On the absence of Ryan, Gatland said: "James has been pretty unlucky. I thought we an example - for me - last weekend with Leinster against La Rochelle.

"And if you want to have a look at a match, probably the La Rochelle side reminded me of what we're going to face in South Africa.

"We're going to face big, physical men. We saw that with [Will] Skelton, we saw that with how direct they were in terms of coming off 9.

"And probably in the last couple of years with Leinster, and a couple of those big games.... I know they were really good against Exeter, we saw in that weekend, and we saw probably 12-months ago against Saracens in the European match where people have really gone pretty hard at them physically up front."
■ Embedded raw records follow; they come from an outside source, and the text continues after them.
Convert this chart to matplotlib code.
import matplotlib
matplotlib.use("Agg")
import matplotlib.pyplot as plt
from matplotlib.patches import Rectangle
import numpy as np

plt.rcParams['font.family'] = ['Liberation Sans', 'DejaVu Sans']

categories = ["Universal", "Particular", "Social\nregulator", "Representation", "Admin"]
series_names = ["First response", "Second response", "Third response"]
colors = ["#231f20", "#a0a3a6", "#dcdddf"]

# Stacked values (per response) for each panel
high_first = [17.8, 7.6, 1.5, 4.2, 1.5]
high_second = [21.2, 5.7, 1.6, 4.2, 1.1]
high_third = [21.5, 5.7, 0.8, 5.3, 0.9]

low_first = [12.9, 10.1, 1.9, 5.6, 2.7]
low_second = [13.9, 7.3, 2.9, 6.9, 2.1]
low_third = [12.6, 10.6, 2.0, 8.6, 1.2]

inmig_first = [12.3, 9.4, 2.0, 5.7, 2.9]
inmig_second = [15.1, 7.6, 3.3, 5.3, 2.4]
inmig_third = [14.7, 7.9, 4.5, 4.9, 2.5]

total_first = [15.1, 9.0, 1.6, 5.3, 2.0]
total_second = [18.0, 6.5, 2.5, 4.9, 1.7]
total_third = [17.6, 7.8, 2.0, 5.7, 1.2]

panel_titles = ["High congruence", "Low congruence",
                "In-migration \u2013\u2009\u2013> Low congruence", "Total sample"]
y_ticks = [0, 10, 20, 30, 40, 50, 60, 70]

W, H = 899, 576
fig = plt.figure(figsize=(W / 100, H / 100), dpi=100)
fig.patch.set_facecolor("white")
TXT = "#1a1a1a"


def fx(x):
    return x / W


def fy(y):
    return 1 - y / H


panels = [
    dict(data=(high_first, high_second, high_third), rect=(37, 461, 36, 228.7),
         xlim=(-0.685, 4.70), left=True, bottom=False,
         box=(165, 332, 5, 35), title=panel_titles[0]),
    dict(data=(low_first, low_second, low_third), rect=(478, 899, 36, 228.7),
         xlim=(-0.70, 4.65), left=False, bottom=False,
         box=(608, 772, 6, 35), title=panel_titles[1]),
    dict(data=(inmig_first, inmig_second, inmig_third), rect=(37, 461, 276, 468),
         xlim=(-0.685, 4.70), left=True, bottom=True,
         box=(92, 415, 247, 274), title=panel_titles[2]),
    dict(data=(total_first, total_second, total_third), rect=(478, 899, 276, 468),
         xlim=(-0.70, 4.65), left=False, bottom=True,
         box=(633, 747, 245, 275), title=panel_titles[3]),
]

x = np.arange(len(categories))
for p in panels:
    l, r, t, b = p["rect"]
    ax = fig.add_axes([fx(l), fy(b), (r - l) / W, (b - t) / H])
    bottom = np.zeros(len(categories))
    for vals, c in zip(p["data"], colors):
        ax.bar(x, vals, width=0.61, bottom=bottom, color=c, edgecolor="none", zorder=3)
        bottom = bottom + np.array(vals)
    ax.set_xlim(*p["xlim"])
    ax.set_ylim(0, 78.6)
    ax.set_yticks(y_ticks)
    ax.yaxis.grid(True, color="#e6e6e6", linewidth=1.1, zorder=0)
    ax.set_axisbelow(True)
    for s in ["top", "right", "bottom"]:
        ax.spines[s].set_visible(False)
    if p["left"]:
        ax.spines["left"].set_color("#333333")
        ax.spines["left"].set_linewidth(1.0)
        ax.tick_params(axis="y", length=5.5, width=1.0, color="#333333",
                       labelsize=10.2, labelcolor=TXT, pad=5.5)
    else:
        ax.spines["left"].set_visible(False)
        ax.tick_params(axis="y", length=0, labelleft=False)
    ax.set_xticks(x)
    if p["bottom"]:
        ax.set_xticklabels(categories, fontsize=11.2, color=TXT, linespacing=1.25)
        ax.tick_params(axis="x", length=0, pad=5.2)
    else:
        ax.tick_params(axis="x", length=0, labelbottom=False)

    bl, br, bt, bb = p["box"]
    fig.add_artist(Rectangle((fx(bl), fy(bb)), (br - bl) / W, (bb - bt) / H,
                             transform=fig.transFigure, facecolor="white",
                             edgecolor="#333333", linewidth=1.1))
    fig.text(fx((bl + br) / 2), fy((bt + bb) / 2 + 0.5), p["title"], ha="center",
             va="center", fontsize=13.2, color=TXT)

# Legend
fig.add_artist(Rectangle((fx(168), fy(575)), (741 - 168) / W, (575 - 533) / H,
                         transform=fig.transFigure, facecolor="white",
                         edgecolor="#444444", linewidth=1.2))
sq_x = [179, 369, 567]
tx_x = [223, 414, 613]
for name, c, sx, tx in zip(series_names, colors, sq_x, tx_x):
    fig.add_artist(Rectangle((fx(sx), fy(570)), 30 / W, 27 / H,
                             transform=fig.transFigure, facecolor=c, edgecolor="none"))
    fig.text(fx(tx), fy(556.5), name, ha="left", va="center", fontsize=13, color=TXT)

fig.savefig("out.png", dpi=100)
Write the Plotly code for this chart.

Speaking ahead of the announcement, Leinster senior coach Stuart Lancaster told RTÉ Sport: "For any player who isn't successful in the initial selection, there’s an awful lot of rugby to go before they get on the plane.

"And when they get on the plane, they’ve got to play Japan, four highly motivated [South Africa clubs], as well as three Test matches so I’d be absolutely amazed if the [37] that get picked are the ony [37] that end up playing.

"If I was close but not picked I’d be hoping to stay fit and be ready."

The Lions are due to face Japan in Murrayfield on 26 June and the first of three Tests on consecutive Saturdays against the Springboks is in Johannesburg on 27 July.